Work through the data and report how many lines include the string "page", giving the number alone.

*Data rows*:
┌────────
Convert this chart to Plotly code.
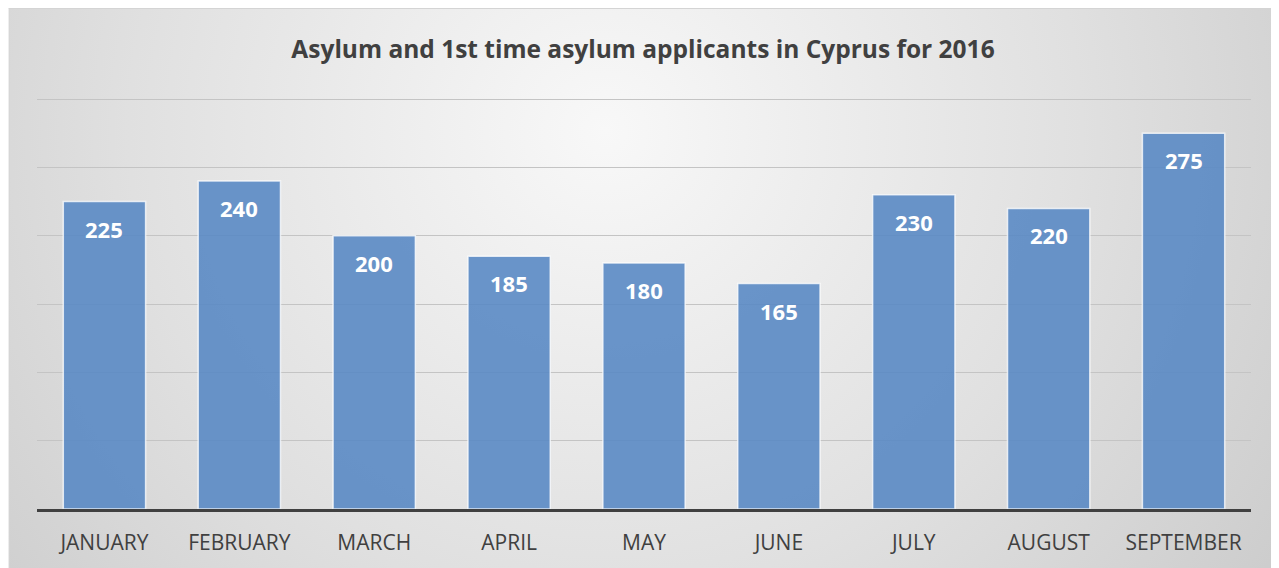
└────────
┌────────
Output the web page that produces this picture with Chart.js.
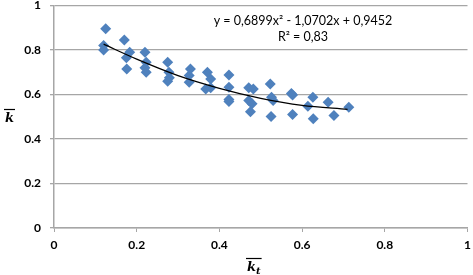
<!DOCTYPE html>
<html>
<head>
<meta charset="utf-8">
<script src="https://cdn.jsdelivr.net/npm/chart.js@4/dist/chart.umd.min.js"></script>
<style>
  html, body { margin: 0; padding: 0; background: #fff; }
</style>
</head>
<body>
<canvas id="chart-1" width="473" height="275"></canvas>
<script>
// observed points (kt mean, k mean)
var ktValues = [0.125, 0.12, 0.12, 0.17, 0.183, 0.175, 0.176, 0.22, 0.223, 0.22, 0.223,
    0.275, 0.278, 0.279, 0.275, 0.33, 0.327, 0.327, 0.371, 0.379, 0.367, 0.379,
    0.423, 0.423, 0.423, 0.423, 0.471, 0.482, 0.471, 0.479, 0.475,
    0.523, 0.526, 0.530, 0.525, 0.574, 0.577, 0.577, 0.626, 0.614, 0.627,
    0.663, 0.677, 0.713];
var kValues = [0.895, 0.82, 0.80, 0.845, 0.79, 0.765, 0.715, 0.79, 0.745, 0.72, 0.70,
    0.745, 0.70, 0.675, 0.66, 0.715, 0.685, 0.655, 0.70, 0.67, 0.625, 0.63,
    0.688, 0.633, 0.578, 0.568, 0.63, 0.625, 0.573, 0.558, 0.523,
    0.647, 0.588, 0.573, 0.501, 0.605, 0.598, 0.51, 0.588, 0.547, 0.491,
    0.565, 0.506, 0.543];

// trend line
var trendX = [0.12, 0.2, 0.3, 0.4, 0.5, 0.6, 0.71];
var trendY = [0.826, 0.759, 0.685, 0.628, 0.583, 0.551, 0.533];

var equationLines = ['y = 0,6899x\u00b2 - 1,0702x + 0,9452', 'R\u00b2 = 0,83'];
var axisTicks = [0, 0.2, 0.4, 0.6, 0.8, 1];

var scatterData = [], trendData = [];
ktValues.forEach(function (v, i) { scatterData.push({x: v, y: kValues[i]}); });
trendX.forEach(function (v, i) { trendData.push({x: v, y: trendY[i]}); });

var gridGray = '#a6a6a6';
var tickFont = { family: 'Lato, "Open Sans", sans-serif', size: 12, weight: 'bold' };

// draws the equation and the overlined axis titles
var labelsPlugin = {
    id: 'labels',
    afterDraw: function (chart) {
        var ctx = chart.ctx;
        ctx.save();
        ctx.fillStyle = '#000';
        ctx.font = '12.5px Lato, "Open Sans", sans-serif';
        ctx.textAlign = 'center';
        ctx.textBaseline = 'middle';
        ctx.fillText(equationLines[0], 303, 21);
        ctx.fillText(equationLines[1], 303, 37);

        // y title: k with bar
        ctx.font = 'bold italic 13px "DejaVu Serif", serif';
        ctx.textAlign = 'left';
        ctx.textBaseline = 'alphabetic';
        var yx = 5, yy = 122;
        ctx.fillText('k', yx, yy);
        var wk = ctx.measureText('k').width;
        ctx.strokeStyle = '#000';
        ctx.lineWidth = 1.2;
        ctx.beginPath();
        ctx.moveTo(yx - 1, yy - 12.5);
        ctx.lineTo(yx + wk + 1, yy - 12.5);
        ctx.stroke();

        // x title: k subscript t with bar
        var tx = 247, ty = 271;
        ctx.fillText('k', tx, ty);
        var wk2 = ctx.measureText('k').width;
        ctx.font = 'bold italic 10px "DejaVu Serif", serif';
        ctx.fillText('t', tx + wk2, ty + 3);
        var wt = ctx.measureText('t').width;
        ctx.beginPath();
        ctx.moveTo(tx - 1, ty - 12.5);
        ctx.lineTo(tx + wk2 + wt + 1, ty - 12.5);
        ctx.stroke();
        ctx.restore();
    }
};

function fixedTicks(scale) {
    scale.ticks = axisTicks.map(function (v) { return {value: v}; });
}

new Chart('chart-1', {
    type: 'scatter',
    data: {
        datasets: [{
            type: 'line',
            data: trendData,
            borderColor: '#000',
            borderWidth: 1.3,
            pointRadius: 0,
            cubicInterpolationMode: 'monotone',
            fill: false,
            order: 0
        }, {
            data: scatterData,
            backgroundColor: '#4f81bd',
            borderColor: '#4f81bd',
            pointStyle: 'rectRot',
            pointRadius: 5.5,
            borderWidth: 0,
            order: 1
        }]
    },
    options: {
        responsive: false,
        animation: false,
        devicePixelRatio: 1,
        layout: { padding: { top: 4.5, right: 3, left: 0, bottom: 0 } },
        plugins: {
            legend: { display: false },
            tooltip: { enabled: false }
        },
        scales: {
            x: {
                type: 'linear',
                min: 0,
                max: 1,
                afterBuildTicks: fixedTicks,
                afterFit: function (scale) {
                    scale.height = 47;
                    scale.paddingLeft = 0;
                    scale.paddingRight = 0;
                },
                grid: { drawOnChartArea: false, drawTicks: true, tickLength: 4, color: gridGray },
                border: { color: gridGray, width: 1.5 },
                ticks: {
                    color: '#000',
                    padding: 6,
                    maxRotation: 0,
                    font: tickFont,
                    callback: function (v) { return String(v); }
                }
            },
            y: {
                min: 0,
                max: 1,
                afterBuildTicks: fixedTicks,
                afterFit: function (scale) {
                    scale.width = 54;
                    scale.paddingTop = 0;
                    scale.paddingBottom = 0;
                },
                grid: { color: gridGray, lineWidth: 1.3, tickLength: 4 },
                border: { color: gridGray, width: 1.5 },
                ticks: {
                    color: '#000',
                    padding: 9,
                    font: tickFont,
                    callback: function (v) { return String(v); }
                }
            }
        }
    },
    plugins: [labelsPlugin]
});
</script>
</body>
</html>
└────────
┌────────
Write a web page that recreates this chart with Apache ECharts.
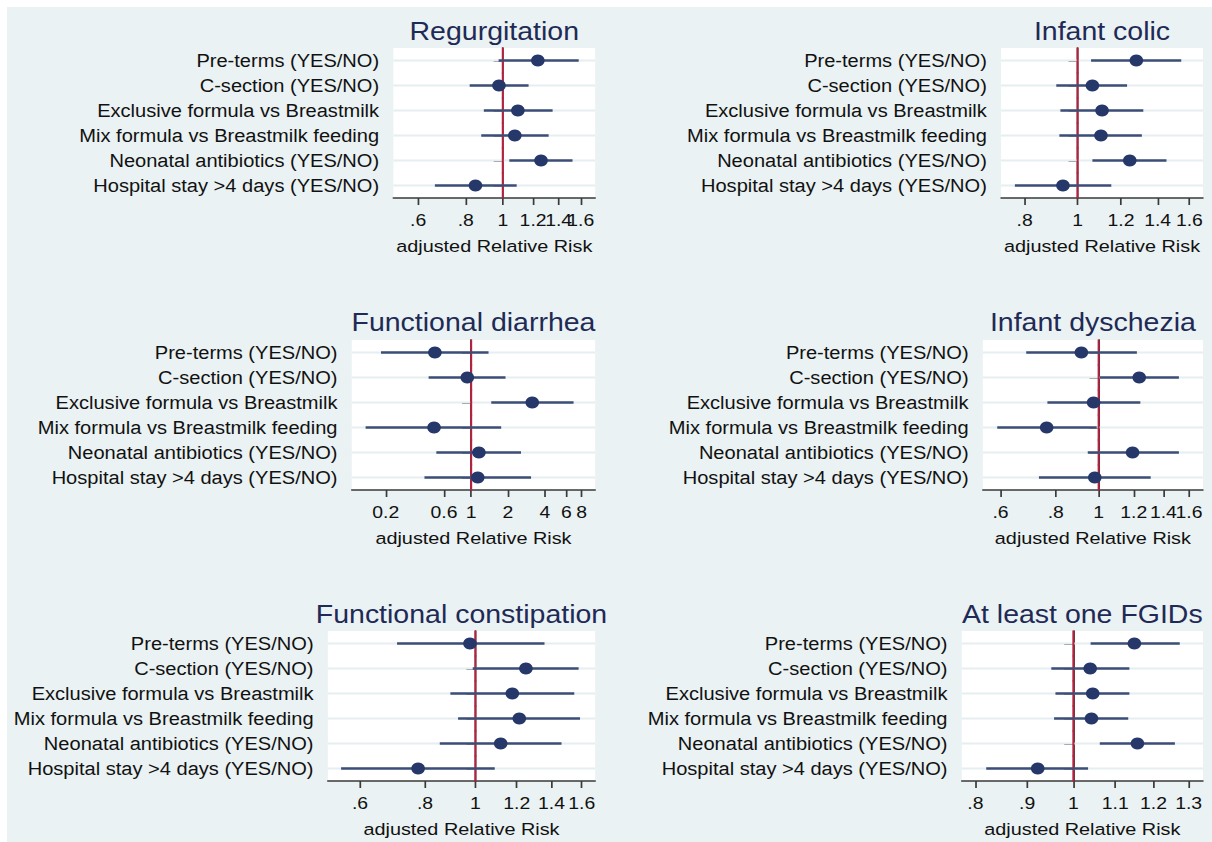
└────────
*Final result*: 2